_GIVEN REQUEST:_ Lines that include the word "this" are the ones to copy.

_MATERIAL FOR THE TASK:_
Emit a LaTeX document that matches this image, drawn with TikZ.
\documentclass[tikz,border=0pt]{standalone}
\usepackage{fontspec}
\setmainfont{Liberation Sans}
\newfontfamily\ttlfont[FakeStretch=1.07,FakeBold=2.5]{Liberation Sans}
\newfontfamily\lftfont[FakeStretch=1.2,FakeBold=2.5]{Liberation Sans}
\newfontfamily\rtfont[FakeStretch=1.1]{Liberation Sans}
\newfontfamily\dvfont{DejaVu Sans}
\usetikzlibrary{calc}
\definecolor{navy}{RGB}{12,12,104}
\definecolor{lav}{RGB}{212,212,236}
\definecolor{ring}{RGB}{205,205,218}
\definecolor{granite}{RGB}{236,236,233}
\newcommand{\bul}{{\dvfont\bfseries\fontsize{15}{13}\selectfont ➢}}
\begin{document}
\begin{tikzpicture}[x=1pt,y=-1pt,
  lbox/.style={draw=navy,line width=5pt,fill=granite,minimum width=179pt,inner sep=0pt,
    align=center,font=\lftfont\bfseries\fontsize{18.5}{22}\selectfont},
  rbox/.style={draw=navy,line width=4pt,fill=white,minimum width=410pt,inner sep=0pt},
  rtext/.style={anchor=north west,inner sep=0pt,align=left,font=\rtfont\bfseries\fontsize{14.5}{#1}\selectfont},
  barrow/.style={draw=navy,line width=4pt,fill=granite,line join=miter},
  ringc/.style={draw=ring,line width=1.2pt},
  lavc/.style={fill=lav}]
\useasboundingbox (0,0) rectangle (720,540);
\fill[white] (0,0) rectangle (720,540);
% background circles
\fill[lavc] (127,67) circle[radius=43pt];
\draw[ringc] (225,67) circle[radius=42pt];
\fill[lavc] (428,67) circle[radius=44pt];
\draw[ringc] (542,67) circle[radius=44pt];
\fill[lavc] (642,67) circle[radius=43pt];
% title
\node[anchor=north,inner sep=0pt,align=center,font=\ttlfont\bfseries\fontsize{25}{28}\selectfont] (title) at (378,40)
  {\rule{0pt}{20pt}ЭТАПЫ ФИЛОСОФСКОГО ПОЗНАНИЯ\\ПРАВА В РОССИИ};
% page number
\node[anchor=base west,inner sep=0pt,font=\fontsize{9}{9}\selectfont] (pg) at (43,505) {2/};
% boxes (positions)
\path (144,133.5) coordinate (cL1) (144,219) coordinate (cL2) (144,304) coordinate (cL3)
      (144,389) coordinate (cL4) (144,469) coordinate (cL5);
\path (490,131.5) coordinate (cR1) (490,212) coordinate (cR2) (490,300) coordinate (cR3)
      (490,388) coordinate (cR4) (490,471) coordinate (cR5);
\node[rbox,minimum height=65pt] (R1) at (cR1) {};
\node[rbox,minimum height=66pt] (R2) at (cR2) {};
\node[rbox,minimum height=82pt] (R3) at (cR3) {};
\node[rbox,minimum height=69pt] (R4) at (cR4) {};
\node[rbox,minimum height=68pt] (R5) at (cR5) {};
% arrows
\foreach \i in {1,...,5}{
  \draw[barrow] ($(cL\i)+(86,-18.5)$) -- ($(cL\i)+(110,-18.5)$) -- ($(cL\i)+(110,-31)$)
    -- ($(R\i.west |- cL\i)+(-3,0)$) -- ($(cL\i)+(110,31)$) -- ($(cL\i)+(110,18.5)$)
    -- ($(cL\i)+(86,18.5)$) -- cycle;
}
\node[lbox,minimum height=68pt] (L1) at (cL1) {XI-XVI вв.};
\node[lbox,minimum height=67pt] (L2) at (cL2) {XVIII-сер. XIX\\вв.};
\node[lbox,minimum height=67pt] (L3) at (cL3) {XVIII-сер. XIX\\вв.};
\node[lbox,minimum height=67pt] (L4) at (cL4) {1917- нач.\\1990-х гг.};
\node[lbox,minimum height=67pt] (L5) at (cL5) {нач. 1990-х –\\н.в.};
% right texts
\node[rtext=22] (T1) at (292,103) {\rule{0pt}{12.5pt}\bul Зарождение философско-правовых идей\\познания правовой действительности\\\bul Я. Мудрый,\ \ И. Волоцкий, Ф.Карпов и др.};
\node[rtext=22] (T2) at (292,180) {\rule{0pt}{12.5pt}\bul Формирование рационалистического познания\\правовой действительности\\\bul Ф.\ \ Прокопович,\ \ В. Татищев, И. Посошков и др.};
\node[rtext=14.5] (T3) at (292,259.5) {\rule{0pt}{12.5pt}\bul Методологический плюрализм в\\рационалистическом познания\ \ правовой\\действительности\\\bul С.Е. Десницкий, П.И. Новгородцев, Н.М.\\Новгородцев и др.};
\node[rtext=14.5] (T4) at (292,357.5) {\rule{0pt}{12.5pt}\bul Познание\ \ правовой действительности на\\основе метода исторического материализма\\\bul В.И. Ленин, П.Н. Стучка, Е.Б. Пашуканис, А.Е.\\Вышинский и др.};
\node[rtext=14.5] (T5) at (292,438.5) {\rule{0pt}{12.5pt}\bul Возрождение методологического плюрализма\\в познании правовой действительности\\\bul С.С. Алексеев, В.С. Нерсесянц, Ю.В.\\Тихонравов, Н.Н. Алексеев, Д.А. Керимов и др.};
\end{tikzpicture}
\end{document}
...
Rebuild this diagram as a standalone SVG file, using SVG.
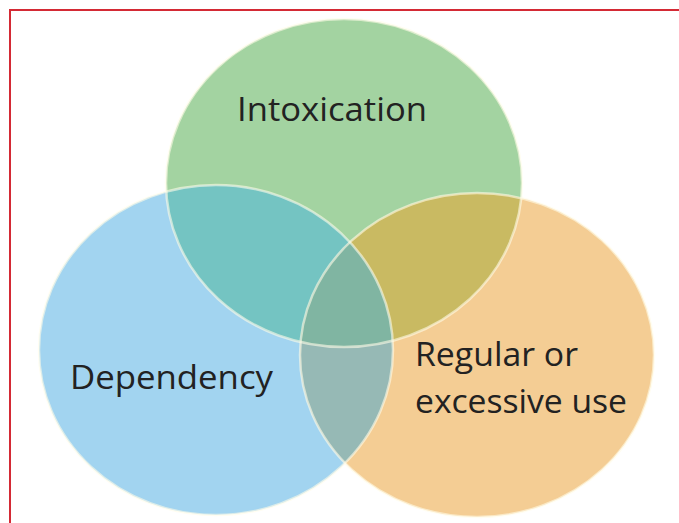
...
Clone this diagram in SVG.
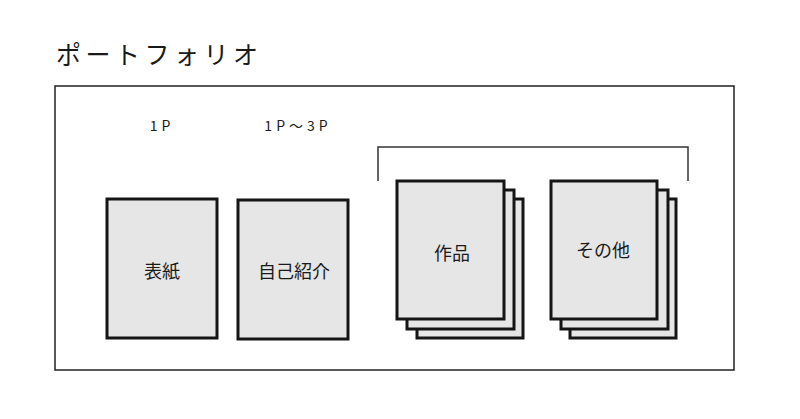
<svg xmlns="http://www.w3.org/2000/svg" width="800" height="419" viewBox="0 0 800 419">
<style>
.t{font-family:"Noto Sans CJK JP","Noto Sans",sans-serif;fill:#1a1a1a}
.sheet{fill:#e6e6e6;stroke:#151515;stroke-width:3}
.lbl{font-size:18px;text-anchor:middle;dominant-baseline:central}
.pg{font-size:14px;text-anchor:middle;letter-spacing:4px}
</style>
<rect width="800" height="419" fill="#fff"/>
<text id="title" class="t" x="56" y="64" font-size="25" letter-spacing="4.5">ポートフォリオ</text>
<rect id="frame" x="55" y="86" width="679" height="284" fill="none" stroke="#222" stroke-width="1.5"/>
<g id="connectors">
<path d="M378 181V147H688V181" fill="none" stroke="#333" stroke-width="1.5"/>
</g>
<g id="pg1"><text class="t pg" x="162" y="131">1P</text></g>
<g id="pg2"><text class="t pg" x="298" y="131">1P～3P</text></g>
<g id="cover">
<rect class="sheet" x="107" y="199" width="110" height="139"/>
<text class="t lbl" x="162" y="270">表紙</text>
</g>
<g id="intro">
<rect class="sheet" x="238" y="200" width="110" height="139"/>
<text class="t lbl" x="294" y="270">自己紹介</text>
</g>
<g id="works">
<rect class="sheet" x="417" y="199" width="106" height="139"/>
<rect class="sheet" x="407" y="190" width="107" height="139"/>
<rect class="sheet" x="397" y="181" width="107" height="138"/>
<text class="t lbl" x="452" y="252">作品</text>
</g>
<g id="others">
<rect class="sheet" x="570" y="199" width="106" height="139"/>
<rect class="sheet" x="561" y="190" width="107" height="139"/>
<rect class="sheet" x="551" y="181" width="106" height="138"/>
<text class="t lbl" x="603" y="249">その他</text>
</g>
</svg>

_EXPECTED ANSWER:_
Emit a LaTeX document that matches this image, drawn with TikZ.
Rebuild this diagram as a standalone SVG file, using SVG.
Clone this diagram in SVG.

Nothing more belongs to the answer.